PVS is a large, complex system; here we give a high level description of the language, prover, user interface, and other features of PVS. Details may be found in the documentation

The specification language of PVS is based on classical, typed higher-order logic. The base types include uninterpreted types that may be introduced by the user, and built-in types such as the booleans, integers, reals, and the ordinals up to epsilon_0; the type-constructors include functions, sets, tuples, records, enumerations, and inductively-defined abstract data types, such as lists and binary trees, and coinductively-defined abstract data types such as streams. Predicate subtypes and dependent types can be used to introduce constraints, such as the type of prime numbers or order-preserving maps. These constrained types may incur proof obligations (called type-correctness conditions or TCCs) during typechecking, but greatly increase the expressiveness and naturalness of specifications. In practice, most of the obligations are discharged automatically by the theorem prover. PVS specifications are organized into parameterized theories that may contain assumptions, definitions, axioms, and theorems. Parameters can include constants, types, and theory instances. Theory interpretations are used to instantiate the declared types and constants in a theory with definitions. Theory interpretations can be used for exhibiting models for an axiomatic theory and to refine a abstract theory in terms of a concrete one. Definitions are guaranteed to be conservative extensions; to ensure this, recursive function definitions generate termination proof obligations. Inductively-defined relations are also supported. PVS expressions provide the usual arithmetic and logical operators, function application, lambda abstraction, and quantifiers, within a natural syntax. Names may be freely overloaded, including those of the built-in operators such as AND and +. Tabular specifications of the kind advocated by Parnas are supported, with automated checks for disjointness and coverage of conditions. An extensive prelude of built-in theories provides hundreds of useful definitions and lemmas; user-contributed libraries provide many more.
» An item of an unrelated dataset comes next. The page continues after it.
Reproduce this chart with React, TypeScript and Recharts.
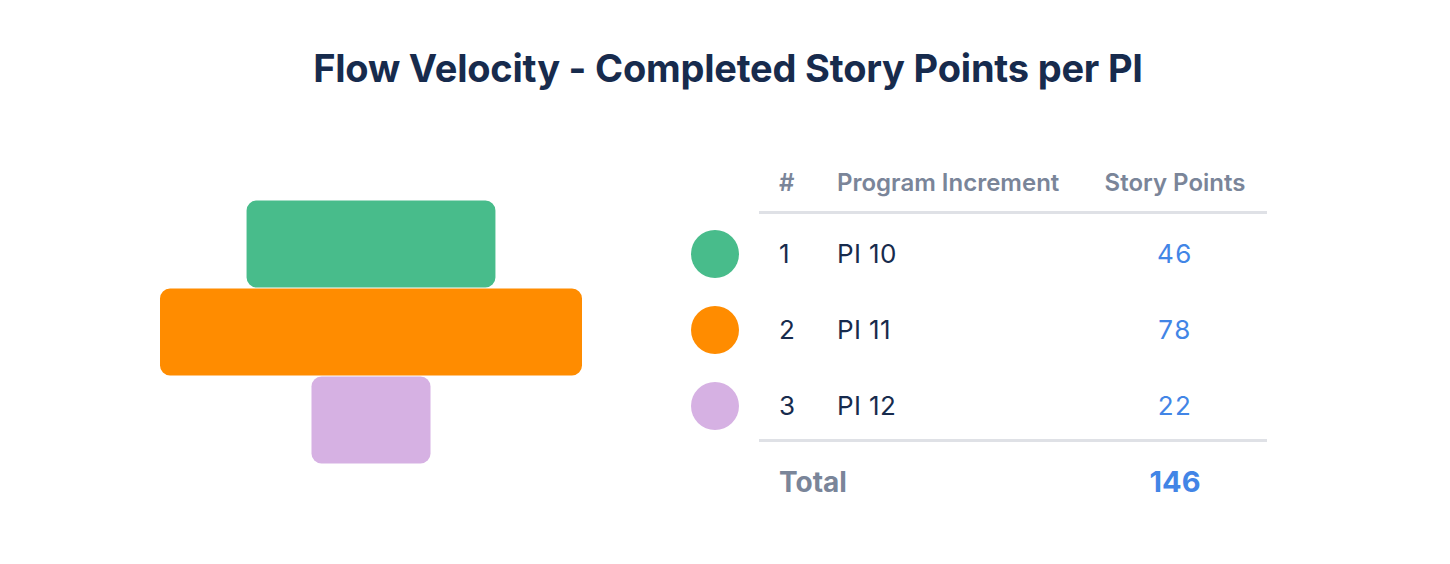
import React from "react";
import { BarChart, Bar, XAxis, YAxis, Cell } from "recharts";

const increments = ["PI 10", "PI 11", "PI 12"];
const storyPoints = [46, 78, 22];
const colors = ["#48BC8B", "#FF8C00", "#D6B1E3"];
const headers = ["#", "Program Increment", "Story Points"];

const FONT = "Inter, 'Noto Sans', sans-serif";

const data = increments.map((name, i) => ({ name, points: storyPoints[i] }));
const total = storyPoints.reduce((a, b) => a + b, 0);
const half = Math.max(...storyPoints) / 2;

const ROW_Y = [254, 330, 406];

const headerStyle: React.CSSProperties = {
  position: "absolute",
  top: 168,
  lineHeight: "30px",
  fontSize: 24,
  fontWeight: 600,
  color: "#7A8599",
};

const cellStyle: React.CSSProperties = {
  position: "absolute",
  lineHeight: "32px",
  fontSize: 26,
  letterSpacing: 0.4,
  color: "#172B4D",
};

export default function App() {
  return (
    <div
      style={{
        position: "absolute",
        left: 0,
        top: 0,
        width: 1450,
        height: 564,
        background: "#fff",
        fontFamily: FONT,
        overflow: "hidden",
      }}
    >
      {/* title */}
      <div
        style={{
          position: "absolute",
          left: 0,
          width: 1456,
          top: 44,
          textAlign: "center",
          fontSize: 38,
          fontWeight: 700,
          color: "#172B4D",
          lineHeight: "48px",
          letterSpacing: -0.2,
        }}
      >
        Flow Velocity - Completed Story Points per PI
      </div>

      {/* centered bars */}
      <div style={{ position: "absolute", left: 160, top: 200 }}>
        <BarChart
          width={422}
          height={264}
          data={data}
          layout="vertical"
          margin={{ top: 0, right: 0, bottom: 0, left: 0 }}
          barCategoryGap={0.5}
        >
          <XAxis type="number" hide domain={[-half, half]} />
          <YAxis type="category" dataKey="name" hide />
          <Bar
            dataKey={(d: any) => [-d.points / 2, d.points / 2]}
            radius={10}
            isAnimationActive={false}
          >
            {data.map((d, i) => (
              <Cell key={d.name} fill={colors[i]} />
            ))}
          </Bar>
        </BarChart>
      </div>

      {/* table */}
      <div style={{ ...headerStyle, left: 779 }}>{headers[0]}</div>
      <div style={{ ...headerStyle, left: 837 }}>{headers[1]}</div>
      <div style={{ ...headerStyle, left: 1075, width: 200, textAlign: "center" }}>{headers[2]}</div>
      <div style={{ position: "absolute", left: 759, width: 508, top: 211, height: 3, background: "#DFE1E6" }} />

      {data.map((d, i) => (
        <React.Fragment key={d.name}>
          <div
            style={{
              position: "absolute",
              left: 691,
              top: ROW_Y[i] - 24,
              width: 48,
              height: 48,
              borderRadius: 24,
              background: colors[i],
            }}
          />
          <div style={{ ...cellStyle, left: 779, top: ROW_Y[i] - 16 }}>{i + 1}</div>
          <div style={{ ...cellStyle, left: 837, top: ROW_Y[i] - 16 }}>{d.name}</div>
          <div
            style={{
              ...cellStyle,
              left: 1075,
              width: 200,
              textAlign: "center",
              top: ROW_Y[i] - 16,
              letterSpacing: 1.5,
              color: "#4285E6",
            }}
          >
            {d.points}
          </div>
        </React.Fragment>
      ))}

      <div style={{ position: "absolute", left: 759, width: 508, top: 439, height: 3, background: "#DFE1E6" }} />
      <div style={{ position: "absolute", left: 779, top: 466, lineHeight: "32px", fontSize: 28, fontWeight: 700, color: "#7A8599" }}>
        Total
      </div>
      <div
        style={{
          position: "absolute",
          left: 1075,
          width: 200,
          textAlign: "center",
          top: 466,
          lineHeight: "32px",
          fontSize: 29,
          fontWeight: 700,
          color: "#4285E6",
        }}
      >
        {total}
      </div>
    </div>
  );
}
The PVS theorem prover provides a collection of powerful primitive inference procedures that are applied interactively under user guidance within a sequent calculus framework. The primitive inferences include propositional and quantifier rules, induction, rewriting, simplification using decision procedures for equality and linear arithmetic, data and predicate abstraction, and symbolic model checking. The implementations of these primitive inferences are optimised for large proofs: for example, propositional simplification uses BDDs, and auto-rewrites are cached for efficiency. User-defined procedures can combine these primitive inferences to yield higher-level proof strategies. There is a synergistic interaction between the PVS language features and the prover so that the type information associated with a term is exploited by the inference mechanisms, and conversely, the automation in the prover is helpful in automatically discharging TCCs. Proofs yield scripts that can be edited, attached to additional formulas, and rerun. This allows many similar theorems to be proved efficiently, permits proofs to be adjusted economically to follow changes in requirements or design, and encourages the development of readable proofs.

PVS includes a BDD-based decision procedure for the relational mu-calculus and thereby provides an experimental integration between theorem proving and CTL model checking. PVS has recently been extended to use the Yices SMT solver as an endgame prover and an infinite-state bounded model checker, the PVSio framework for evaluating ground PVS expressions, and a random testing capability that can be used during proofs.

PVS provides a suite of tools for non-interactive proof checking. These tools enable a semi-literate proving style where specification and proof scripts reside in the same file (as it is done in Coq and other proof assistants).

These tools include:

- A proof scripting language for writing proofs within pvs files
- Emacs commands for installing proof scripts in proofs and for extracting proof scripts from proofs
- The command line utility proveit to re-prove theories in batch mode
- The command line utility provethem to re-prove libraries (collection of theories) in batch mode

PVSio is the animation environment of PVS, provided by NASA Langley. It is built into PVS, on top of the ground evaluator, which generates Common Lisp code from PVS functional specifications to evaluate ground expressions within the underlying PVS Common Lisp environment. PVSio provides a predefined library of imperative programming language features such as side effects, unbounded loops, input/output operations, floating point arithmetic, exception handling, pretty printing, and parsing.

The current version of PVSio provides:

- A standard library of semantic attachments.
- A high level interface for writing user-defined semantic attachments.
- A simpler Emacs interface and a stand alone Emacs-free interface to the ground evaluator.
- The proof commands
*eval-expr*and*eval-formula*that safely integrate the ground evaluator into the PVS theorem prover. These proof rules use the efficient Common Lisp code generated by the ground evaluator to simplify ground expressions in sequent formulas.

PVSio-web is a graphical environment that transforms the animation capabilities of the standard PVS theorem proving system with a sophisticated graphical front-end allowing interactive (human-computer) systems modelling and prototyping. This is not built in to PVS, see the above link for installation instructions. Using PVSio-web, one can generate and evaluate realistic interactive prototypes from formal models. PVSio-web has been successfully used over the last two years for analysing commercial medical devices, and has been used to create training material for device developers and device users. For safety-critical medical device design, PVSio-web has been used with formal methods experts and with non-technical end users, including doctors and nurses.